NSF Grant to add “a teaspoon of computing” to non-CS classes

Teaspoon programming languages can broaden access to computing skills through incorporation in a variety of coursework.

A new class of programming languages in development at the University of Michigan offers teachers a straightforward way to teach computer science to a much broader student population. Lead researcher Prof. Mark Guzdial hopes to see the tools, called Teaspoon languages, for task-specific programming (TSP), incorporated into social studies, language arts, and mathematics teaching materials to bridge the experience gap and make computing more accessible. With a new NSF grant, the group will explore how they can be adapted to discrete mathematics courses for early CS majors.

“If we can get CS into, for example, history courses, we will reach more students, and more diverse students, than we do today,” Guzdial says. “We want to achieve CS for all, by taking CS to where the ‘all’ are.”

Unfortunately, as Guzdial points out, the “all” are not in CS courses. Fewer than 5% of US high school students enrolled in a CS course in 2022, even though 51% of US high schools now offer CS classes. For comparison, three times as many students take the AP US History exam as the AP CS Principles exam, and those students are much more diverse. One of the big challenges is getting students to try programming, says Guzdial, because it seems so complex and challenging. Teaspoon languages aim to give students a different perspective on programming by introducing it more simply in the classes with the most – and the most diverse – students.

The question becomes, what kind of CS can be done in non-CS classes? The answer is digestible, approachable, and brief CS. The first principle of Teaspoon language design is usability, Guzdial says.

“A Teaspoon language has to be usable and useful to a non-CS teacher. If a language can be learned in less than 10 minutes, then it’s not a huge investment. You can use it for even just a single one-hour lesson, and then throw it away.”

History in data interface
DV4L allows students to get their hands on programming in the context of a history lesson.

As an example, the Teaspoon language Guzdial showcased for history courses at the 2022 ACM SIGCSE Technical Symposium had students perform visualization exercises on population data from around the world. The language, Data Visualization for Learning (DV4L), has both a graphical and a scripting (JSON) interface, so users can make adjustments with sliders or look under the hood at the source script. Both approaches give real-time visual feedback to their inputs.

“History teachers tell us that setting a driving question is critical for all history inquiry, so we built that in,” Guzdial says. DV4L lets instructors pose analytical questions that students can answer with comparative visualization, checking out and saving graphs of different data.

For math and engineering classes, a tool called Pixel Equations has students program their own image filters. It demonstrates three things to the users: equations can describe sections of a picture just like a graph, colors can be specified by equations, and conditional statements can be used to test and select pixels based on their value.

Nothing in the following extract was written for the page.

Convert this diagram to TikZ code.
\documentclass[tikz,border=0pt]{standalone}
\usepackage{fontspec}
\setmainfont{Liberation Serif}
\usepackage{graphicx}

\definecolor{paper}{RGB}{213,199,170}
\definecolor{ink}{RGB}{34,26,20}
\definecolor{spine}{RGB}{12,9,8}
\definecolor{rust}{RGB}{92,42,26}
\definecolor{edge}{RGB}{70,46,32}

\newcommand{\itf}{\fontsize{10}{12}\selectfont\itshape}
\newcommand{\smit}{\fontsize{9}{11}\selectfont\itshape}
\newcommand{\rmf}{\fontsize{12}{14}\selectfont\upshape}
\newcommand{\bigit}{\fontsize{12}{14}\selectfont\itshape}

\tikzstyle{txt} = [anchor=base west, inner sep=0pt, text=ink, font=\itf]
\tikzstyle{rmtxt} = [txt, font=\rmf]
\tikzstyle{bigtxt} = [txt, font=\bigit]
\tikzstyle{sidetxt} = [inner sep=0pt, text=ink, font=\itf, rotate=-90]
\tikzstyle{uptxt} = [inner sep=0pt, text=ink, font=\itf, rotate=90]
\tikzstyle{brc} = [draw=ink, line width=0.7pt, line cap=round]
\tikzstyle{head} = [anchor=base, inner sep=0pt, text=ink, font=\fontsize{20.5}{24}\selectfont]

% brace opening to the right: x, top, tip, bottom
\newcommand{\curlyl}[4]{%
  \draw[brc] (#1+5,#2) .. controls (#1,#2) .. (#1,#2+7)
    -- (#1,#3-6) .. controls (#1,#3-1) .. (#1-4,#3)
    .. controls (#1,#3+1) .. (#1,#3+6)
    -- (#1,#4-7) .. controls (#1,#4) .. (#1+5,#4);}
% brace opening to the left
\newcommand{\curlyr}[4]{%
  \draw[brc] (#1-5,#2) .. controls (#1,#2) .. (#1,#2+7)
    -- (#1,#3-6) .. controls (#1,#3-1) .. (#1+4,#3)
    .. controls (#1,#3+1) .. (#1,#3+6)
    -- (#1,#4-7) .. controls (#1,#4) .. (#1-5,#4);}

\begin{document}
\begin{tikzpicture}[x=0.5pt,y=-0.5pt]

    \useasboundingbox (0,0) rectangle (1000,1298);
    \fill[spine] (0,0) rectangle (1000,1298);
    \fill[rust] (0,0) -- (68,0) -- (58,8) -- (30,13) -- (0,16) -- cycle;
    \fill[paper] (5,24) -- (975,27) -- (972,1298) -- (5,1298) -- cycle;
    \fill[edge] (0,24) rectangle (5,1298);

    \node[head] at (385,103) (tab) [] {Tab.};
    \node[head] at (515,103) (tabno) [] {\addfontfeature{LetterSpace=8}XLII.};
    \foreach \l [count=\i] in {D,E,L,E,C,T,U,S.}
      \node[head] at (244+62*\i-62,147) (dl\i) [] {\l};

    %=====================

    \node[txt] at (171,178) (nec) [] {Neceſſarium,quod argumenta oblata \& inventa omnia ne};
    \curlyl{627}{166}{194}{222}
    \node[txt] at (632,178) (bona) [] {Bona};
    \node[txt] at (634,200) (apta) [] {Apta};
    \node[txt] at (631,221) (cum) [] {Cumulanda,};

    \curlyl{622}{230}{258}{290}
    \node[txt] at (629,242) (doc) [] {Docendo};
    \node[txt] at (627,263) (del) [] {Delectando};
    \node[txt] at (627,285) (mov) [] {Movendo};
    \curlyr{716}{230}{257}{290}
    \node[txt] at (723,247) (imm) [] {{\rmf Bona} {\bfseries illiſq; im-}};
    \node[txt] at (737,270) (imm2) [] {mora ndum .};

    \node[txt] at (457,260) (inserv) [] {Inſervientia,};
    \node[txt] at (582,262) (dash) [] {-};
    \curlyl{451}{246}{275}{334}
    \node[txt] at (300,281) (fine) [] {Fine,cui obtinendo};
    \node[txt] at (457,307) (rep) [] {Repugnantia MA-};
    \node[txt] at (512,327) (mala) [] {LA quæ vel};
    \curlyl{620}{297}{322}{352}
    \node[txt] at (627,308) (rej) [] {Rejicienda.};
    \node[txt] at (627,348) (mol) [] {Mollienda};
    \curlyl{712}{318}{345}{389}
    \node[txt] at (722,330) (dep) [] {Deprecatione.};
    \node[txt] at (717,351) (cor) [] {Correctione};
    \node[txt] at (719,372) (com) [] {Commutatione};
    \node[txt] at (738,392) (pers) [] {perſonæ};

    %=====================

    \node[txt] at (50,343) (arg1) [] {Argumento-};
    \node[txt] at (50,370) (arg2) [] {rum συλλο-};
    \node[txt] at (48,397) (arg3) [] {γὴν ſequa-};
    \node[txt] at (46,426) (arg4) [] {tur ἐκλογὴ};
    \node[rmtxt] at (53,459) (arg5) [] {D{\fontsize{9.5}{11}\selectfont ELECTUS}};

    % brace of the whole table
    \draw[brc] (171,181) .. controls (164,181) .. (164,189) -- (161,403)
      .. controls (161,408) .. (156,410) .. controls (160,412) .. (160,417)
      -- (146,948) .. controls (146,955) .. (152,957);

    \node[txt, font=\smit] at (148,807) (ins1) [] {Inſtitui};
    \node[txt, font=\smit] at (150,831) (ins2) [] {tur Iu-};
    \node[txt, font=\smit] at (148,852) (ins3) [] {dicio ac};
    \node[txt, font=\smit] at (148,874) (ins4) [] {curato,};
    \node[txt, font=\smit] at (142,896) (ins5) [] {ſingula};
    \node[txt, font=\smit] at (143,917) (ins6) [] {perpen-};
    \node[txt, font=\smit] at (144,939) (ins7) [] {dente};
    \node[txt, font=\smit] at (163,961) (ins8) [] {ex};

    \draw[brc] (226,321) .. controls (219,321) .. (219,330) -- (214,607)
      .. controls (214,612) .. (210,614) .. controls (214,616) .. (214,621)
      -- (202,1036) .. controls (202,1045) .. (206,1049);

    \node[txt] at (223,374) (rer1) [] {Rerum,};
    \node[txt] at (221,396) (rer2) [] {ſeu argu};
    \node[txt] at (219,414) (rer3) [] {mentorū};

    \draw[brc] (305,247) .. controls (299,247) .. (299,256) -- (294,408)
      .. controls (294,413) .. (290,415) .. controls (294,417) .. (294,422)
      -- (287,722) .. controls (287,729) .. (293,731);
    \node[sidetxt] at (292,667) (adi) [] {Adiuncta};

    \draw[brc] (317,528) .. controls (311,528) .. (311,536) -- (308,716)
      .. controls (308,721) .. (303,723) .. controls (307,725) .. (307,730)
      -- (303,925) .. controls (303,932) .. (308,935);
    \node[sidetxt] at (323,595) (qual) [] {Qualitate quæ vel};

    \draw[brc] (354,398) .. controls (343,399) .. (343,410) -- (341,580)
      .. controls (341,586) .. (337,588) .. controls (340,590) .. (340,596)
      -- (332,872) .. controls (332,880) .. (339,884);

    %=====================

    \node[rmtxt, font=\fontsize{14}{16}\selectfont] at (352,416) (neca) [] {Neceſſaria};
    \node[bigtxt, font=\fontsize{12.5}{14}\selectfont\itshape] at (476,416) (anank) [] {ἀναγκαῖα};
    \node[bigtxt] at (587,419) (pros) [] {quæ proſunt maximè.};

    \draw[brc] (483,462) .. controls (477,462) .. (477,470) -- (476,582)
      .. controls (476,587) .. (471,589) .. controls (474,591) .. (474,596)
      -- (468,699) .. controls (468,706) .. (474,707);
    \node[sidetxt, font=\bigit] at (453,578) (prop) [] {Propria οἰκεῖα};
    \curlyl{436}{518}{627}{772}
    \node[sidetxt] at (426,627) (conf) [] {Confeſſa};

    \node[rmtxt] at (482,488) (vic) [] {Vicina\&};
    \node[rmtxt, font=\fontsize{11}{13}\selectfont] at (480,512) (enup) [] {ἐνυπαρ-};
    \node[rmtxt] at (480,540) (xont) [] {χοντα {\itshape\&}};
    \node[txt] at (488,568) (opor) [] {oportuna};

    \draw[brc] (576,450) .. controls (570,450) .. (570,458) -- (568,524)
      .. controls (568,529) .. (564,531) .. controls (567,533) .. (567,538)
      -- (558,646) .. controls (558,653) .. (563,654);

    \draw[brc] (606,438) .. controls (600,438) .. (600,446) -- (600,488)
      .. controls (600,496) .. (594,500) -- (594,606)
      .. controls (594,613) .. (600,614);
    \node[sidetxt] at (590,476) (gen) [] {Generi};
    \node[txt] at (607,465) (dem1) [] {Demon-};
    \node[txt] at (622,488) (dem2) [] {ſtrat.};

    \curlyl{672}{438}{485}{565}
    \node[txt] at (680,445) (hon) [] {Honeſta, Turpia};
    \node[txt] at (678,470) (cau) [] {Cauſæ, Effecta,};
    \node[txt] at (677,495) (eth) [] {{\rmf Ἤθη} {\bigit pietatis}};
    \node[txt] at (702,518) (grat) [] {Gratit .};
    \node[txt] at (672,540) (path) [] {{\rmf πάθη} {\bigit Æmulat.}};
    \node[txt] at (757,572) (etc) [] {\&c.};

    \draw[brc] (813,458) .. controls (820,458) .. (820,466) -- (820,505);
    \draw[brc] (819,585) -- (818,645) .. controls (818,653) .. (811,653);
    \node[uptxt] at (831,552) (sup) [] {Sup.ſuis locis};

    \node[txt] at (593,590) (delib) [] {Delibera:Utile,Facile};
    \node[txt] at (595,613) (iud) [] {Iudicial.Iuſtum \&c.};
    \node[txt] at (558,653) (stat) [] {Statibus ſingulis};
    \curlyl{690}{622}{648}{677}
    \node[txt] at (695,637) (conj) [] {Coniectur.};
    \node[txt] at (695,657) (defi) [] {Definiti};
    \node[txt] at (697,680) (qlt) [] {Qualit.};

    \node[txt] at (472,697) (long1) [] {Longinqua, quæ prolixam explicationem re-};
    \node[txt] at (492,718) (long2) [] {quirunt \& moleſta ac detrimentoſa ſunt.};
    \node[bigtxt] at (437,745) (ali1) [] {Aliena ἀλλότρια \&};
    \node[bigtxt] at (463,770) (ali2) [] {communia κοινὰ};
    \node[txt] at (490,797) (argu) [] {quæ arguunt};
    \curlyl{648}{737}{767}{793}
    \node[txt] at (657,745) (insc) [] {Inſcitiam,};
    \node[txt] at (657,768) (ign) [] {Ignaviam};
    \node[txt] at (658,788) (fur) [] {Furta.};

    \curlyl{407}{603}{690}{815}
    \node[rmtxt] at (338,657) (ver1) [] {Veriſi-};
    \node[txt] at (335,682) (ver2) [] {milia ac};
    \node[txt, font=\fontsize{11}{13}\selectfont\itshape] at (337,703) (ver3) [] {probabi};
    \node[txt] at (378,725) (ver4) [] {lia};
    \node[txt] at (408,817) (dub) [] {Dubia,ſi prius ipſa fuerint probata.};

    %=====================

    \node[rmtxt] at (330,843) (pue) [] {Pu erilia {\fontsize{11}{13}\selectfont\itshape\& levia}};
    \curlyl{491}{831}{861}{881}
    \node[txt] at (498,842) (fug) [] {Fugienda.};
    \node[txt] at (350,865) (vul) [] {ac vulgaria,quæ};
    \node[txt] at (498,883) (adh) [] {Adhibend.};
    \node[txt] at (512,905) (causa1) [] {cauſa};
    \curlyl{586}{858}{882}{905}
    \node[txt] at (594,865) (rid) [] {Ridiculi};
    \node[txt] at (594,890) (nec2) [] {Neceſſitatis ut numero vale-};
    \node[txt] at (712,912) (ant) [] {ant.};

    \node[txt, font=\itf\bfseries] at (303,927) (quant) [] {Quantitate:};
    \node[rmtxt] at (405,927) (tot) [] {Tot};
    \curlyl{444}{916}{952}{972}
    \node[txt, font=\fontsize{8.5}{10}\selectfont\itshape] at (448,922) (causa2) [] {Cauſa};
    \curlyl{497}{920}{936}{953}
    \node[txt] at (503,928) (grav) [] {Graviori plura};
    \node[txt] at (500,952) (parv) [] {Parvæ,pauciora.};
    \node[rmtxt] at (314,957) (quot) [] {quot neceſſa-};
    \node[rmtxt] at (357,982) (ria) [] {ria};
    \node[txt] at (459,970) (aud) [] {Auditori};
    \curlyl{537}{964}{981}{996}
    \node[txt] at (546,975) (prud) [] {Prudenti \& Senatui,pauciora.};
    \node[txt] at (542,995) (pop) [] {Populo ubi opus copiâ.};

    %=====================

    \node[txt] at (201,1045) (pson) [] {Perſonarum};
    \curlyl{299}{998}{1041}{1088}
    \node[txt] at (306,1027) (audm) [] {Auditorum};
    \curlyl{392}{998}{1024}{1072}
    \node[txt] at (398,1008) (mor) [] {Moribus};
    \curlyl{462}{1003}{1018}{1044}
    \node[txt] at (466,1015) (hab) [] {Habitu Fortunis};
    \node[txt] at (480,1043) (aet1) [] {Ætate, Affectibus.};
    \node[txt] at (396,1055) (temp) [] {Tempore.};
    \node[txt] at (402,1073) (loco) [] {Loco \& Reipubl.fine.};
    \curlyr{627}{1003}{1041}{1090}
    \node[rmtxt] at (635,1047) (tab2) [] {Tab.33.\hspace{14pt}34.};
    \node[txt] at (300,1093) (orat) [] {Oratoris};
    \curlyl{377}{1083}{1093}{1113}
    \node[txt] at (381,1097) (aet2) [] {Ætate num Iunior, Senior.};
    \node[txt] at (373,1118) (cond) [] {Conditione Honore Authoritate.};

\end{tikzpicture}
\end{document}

Both of the sample Teaspoon languages introduce the process of programming without the need to understand loops, ifs, and curly braces.

“It’s programming, but just for one task and with just mathematics,” says Guzdial.

The researchers received an NSF grant (“Task-Specific Languages as Scaffolding for Programming in Discrete Mathematics Classes”) to apply the principles of Teaspoon languages to learning discrete mathematics, which is a required course in most computer science programs, including here at Michigan. 

The newly funded work is built on research by Guzdial’s collaborator, Dr. Elise Lockwood, who has been successfully teaching counting problems in discrete mathematics courses by having students build Python programs to do the counting. The new Teaspoon languages developed by Guzdial and Lockwood support programming to solve a similar class of problems, with much more usable languages than Python. This next leg of the project will explore how the use of Teaspoon languages can compare to Python for discrete mathematics instruction, and how they can be used in combination.

With these and other Teaspoon languages, Guzdial’s lab hopes to achieve a much more continuous exposure to computing practices for students at all levels. 

“We’re adding a teaspoon of computing to other subjects,” he says.